┌──

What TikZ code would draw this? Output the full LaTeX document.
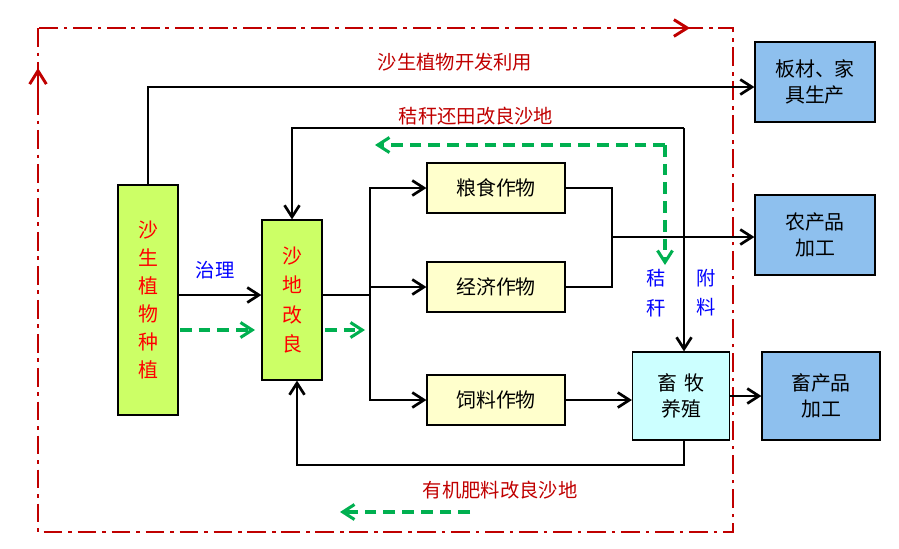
\documentclass[tikz,border=0pt]{standalone}
\usepackage{fontspec}
\setmainfont{Noto Sans CJK SC}
\usetikzlibrary{positioning,arrows.meta}
\definecolor{boxgreen}{HTML}{CCFF66}
\definecolor{boxyellow}{HTML}{FFFFCC}
\definecolor{boxcyan}{HTML}{CCFFFF}
\definecolor{boxblue}{HTML}{8EC0EE}
\definecolor{darkred}{HTML}{C00000}
\definecolor{dgreen}{HTML}{00B050}
\tikzset{
  box/.style={draw, line width=1pt, inner sep=0pt, font=\fontsize{17}{22}\selectfont},
  arr/.style={-{Straight Barb[length=3.5mm,width=4.5mm]}, line width=2.3pt},
  garr/.style={-{Straight Barb[length=3.5mm,width=4.5mm]}, line width=2.6pt, dgreen, dash pattern=on 10pt off 6pt},
  lbl/.style={font=\fontsize{16.5}{20}\selectfont}
}
\begin{document}
\begin{tikzpicture}[x=0.03cm,y=-0.03cm]
   \useasboundingbox (0,0) rectangle (899,548);
   \draw[darkred, line width=2.5pt, dash pattern=on 16pt off 5pt on 3pt off 5pt] (38,28) rectangle (733,532);
   \draw[darkred, line width=2.5pt, -{Straight Barb[length=4mm,width=5mm]}] (655,28) -- (690,28);
   \draw[darkred, line width=2.5pt, -{Straight Barb[length=4mm,width=5mm]}] (38,105) -- (38,68);

   \node[box, fill=boxgreen, minimum width=60*0.03cm, minimum height=230*0.03cm, text=red, align=center] (plant) at (148,300) {沙\\[2pt]生\\[2pt]植\\[2pt]物\\[2pt]种\\[2pt]植};
   \node[box, fill=boxgreen, minimum width=60*0.03cm, minimum height=160*0.03cm, text=red, align=center] (improve) at (292,300) {沙\\[3pt]地\\[3pt]改\\[3pt]良};
   \node[box, fill=boxyellow, minimum width=138*0.03cm, minimum height=50*0.03cm] (grain) at (496,188) {粮食作物};
   \node[box, fill=boxyellow, minimum width=138*0.03cm, minimum height=50*0.03cm] (cash) at (496,287) {经济作物};
   \node[box, fill=boxyellow, minimum width=138*0.03cm, minimum height=50*0.03cm] (feed) at (496,400) {饲料作物};
   \node[box, fill=boxcyan, minimum width=97*0.03cm, minimum height=88*0.03cm, align=center] (live) at (681,396) {畜\,\,牧\\养殖};
   \node[box, fill=boxblue, minimum width=120*0.03cm, minimum height=80*0.03cm, align=center] (board) at (815,82) {板材、家\\具生产};
   \node[box, fill=boxblue, minimum width=120*0.03cm, minimum height=80*0.03cm, align=center] (farm) at (815,235) {农产品\\加工};
   \node[box, fill=boxblue, minimum width=118*0.03cm, minimum height=88*0.03cm, align=center] (animal) at (821,396) {畜产品\\加工};

   \coordinate (topturn) at (148,87);
   \coordinate (strawR) at (684,128);
   \coordinate (strawL) at (292,128);
   \coordinate (split) at (370,295);
   \coordinate (merge) at (612,237);
   \coordinate (manureR) at (684,465);
   \coordinate (manureL) at (297,465);
   \coordinate (gcorner) at (665,145);

   \draw[arr] (plant.north) -- (topturn) -- (board.west |- topturn);
   \draw[arr] (strawR) -- (strawL) -- (improve.north);
   \draw[arr] (strawR) -- (strawR |- live.north);
   \draw[arr] (plant.east |- split) -- (improve.west |- split);
   \draw[line width=2.3pt] (improve.east |- split) -- (split);
   \draw[arr] (split) |- (grain.west);
   \draw[arr] (split) |- (cash.west);
   \draw[arr] (split) |- (feed.west);
   \draw[line width=2.3pt] (grain.east) -| (merge) |- (cash.east);
   \draw[arr] (merge) -- (farm.west |- merge);
   \draw[arr] (feed.east) -- (live.west |- feed);
   \draw[arr] (live.east) -- (animal.west);
   \draw[arr] (live.south -| manureR) -- (manureR) -- (manureL) -- (improve.south -| manureL);

   \draw[garr] (gcorner) -- (375,145);
   \draw[garr] (gcorner) -- (665,265);
   \draw[garr] (180,330) -- (255,330);
   \draw[garr] (325,330) -- (365,330);
   \draw[garr] (470,512) -- (340,512);

   \node[lbl, text=darkred] at (455,62) {沙生植物开发利用};
   \node[lbl, text=darkred] at (476,116) {秸秆还田改良沙地};
   \node[lbl, text=darkred] at (500,490) {有机肥料改良沙地};
   \node[lbl, text=blue] at (215,270) {治理};
   \node[lbl, text=blue, align=center] at (656,293) {秸\\[5pt]秆};
   \node[lbl, text=blue, align=center] at (706,293) {附\\[5pt]料};
\end{tikzpicture}
\end{document}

└──

— WHAT IS REQUIRED —
Make an exact copy of the lines from the top of the material through the line with "(38,105) -- (38,68);", pictures excluded.

— RESULT OF THE EXERCISE —
What TikZ code would draw this? Output the full LaTeX document.
\documentclass[tikz,border=0pt]{standalone}
\usepackage{fontspec}
\setmainfont{Noto Sans CJK SC}
\usetikzlibrary{positioning,arrows.meta}
\definecolor{boxgreen}{HTML}{CCFF66}
\definecolor{boxyellow}{HTML}{FFFFCC}
\definecolor{boxcyan}{HTML}{CCFFFF}
\definecolor{boxblue}{HTML}{8EC0EE}
\definecolor{darkred}{HTML}{C00000}
\definecolor{dgreen}{HTML}{00B050}
\tikzset{
  box/.style={draw, line width=1pt, inner sep=0pt, font=\fontsize{17}{22}\selectfont},
  arr/.style={-{Straight Barb[length=3.5mm,width=4.5mm]}, line width=2.3pt},
  garr/.style={-{Straight Barb[length=3.5mm,width=4.5mm]}, line width=2.6pt, dgreen, dash pattern=on 10pt off 6pt},
  lbl/.style={font=\fontsize{16.5}{20}\selectfont}
}
\begin{document}
\begin{tikzpicture}[x=0.03cm,y=-0.03cm]
   \useasboundingbox (0,0) rectangle (899,548);
   \draw[darkred, line width=2.5pt, dash pattern=on 16pt off 5pt on 3pt off 5pt] (38,28) rectangle (733,532);
   \draw[darkred, line width=2.5pt, -{Straight Barb[length=4mm,width=5mm]}] (655,28) -- (690,28);
   \draw[darkred, line width=2.5pt, -{Straight Barb[length=4mm,width=5mm]}] (38,105) -- (38,68);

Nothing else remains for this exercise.